Say how many lines in the records include the string "Python", adding no other words.
------ RECORD SET
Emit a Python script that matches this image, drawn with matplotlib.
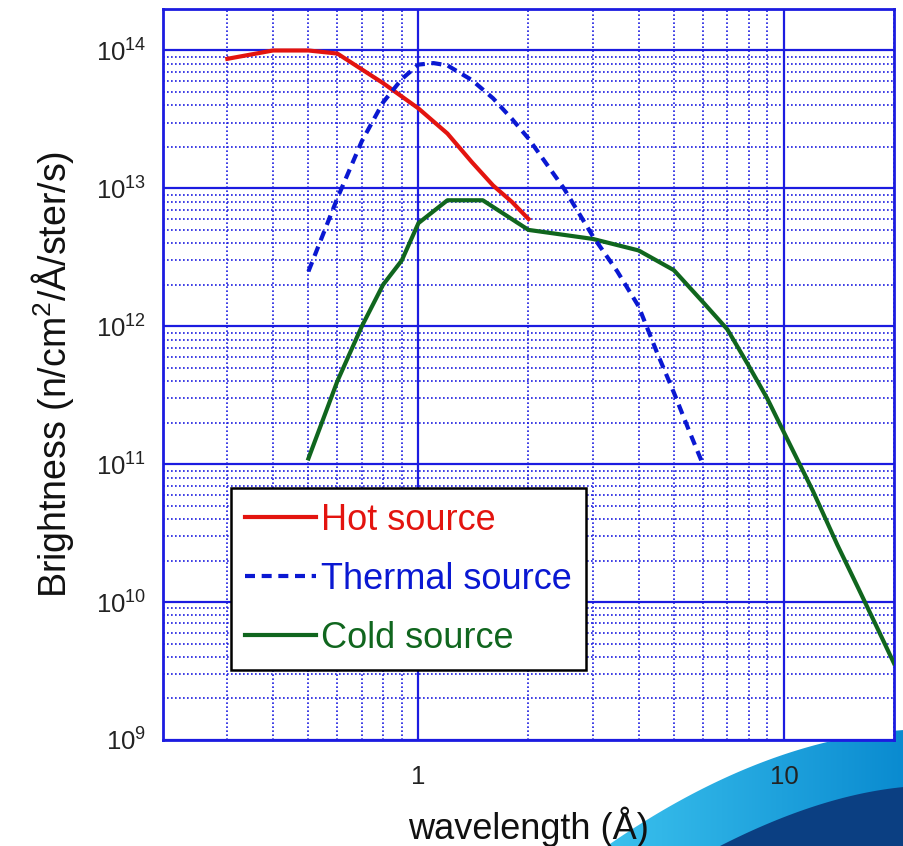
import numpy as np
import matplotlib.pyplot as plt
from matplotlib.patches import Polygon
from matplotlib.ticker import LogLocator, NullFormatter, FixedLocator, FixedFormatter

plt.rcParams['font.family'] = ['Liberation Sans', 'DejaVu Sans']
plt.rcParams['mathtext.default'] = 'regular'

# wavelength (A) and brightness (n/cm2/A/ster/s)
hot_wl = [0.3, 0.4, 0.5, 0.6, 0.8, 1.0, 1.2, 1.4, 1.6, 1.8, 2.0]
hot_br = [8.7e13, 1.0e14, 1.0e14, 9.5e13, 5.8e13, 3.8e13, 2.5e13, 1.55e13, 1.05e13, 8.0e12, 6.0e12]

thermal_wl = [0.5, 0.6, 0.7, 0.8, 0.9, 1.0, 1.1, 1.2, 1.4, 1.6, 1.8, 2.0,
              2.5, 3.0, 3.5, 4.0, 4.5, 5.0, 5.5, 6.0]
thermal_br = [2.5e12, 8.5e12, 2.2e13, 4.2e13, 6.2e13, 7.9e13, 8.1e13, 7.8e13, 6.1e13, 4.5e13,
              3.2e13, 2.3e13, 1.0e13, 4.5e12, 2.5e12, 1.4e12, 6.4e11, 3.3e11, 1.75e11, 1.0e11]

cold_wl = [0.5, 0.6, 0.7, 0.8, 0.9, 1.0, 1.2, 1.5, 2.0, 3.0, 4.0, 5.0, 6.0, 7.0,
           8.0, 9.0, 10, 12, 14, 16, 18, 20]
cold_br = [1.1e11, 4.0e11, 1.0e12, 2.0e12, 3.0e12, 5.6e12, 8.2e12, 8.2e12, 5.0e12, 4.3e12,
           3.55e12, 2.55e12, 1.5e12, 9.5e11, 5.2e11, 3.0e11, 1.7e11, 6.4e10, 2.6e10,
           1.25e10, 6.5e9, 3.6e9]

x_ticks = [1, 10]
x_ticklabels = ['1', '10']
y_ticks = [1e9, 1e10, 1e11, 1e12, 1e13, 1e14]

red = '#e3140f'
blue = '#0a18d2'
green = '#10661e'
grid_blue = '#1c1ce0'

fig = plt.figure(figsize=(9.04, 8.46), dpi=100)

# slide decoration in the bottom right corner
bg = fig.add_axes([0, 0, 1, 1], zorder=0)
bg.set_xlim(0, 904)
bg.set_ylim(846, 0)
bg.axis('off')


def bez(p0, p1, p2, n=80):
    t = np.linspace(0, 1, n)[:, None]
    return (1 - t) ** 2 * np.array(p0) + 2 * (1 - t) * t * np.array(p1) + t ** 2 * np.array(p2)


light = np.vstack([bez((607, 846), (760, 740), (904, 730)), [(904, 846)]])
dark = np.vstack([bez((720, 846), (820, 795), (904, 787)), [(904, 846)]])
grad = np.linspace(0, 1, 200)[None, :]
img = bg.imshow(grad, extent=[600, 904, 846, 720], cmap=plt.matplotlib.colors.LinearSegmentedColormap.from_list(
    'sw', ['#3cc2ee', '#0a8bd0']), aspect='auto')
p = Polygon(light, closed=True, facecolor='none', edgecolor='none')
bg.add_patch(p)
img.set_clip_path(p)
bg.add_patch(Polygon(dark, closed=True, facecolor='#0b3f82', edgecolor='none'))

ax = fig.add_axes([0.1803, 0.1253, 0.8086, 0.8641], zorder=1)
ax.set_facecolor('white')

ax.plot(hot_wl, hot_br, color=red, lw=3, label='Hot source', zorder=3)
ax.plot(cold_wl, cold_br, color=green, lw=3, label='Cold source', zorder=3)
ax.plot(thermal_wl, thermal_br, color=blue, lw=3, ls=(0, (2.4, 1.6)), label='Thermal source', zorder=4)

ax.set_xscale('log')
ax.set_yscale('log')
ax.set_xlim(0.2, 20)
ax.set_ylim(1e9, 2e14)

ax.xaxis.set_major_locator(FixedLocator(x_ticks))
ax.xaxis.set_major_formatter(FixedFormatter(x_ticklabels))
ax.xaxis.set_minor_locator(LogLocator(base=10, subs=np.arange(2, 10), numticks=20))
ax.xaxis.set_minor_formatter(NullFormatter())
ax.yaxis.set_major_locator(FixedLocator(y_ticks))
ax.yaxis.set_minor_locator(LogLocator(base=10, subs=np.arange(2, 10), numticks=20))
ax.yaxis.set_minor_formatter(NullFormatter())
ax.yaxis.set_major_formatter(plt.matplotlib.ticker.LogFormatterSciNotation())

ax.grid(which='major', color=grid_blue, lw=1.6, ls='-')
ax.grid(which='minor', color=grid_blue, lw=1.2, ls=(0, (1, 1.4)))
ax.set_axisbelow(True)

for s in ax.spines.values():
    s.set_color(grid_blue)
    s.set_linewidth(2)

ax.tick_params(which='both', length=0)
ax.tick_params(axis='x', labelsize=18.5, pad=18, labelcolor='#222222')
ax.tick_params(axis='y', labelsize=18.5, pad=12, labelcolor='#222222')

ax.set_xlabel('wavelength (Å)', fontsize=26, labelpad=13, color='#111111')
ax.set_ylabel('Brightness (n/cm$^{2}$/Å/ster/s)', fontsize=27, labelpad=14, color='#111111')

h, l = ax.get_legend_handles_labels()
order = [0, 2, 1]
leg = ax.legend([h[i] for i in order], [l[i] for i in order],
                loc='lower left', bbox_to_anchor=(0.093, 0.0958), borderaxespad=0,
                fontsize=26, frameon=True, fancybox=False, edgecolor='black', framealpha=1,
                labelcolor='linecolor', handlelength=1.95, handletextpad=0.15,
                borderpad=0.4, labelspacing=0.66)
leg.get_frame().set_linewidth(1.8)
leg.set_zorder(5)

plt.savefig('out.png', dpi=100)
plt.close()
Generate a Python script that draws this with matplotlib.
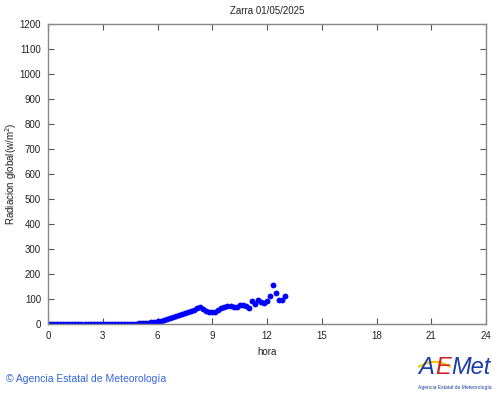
------------
> **THE COMPLETED TASK**
2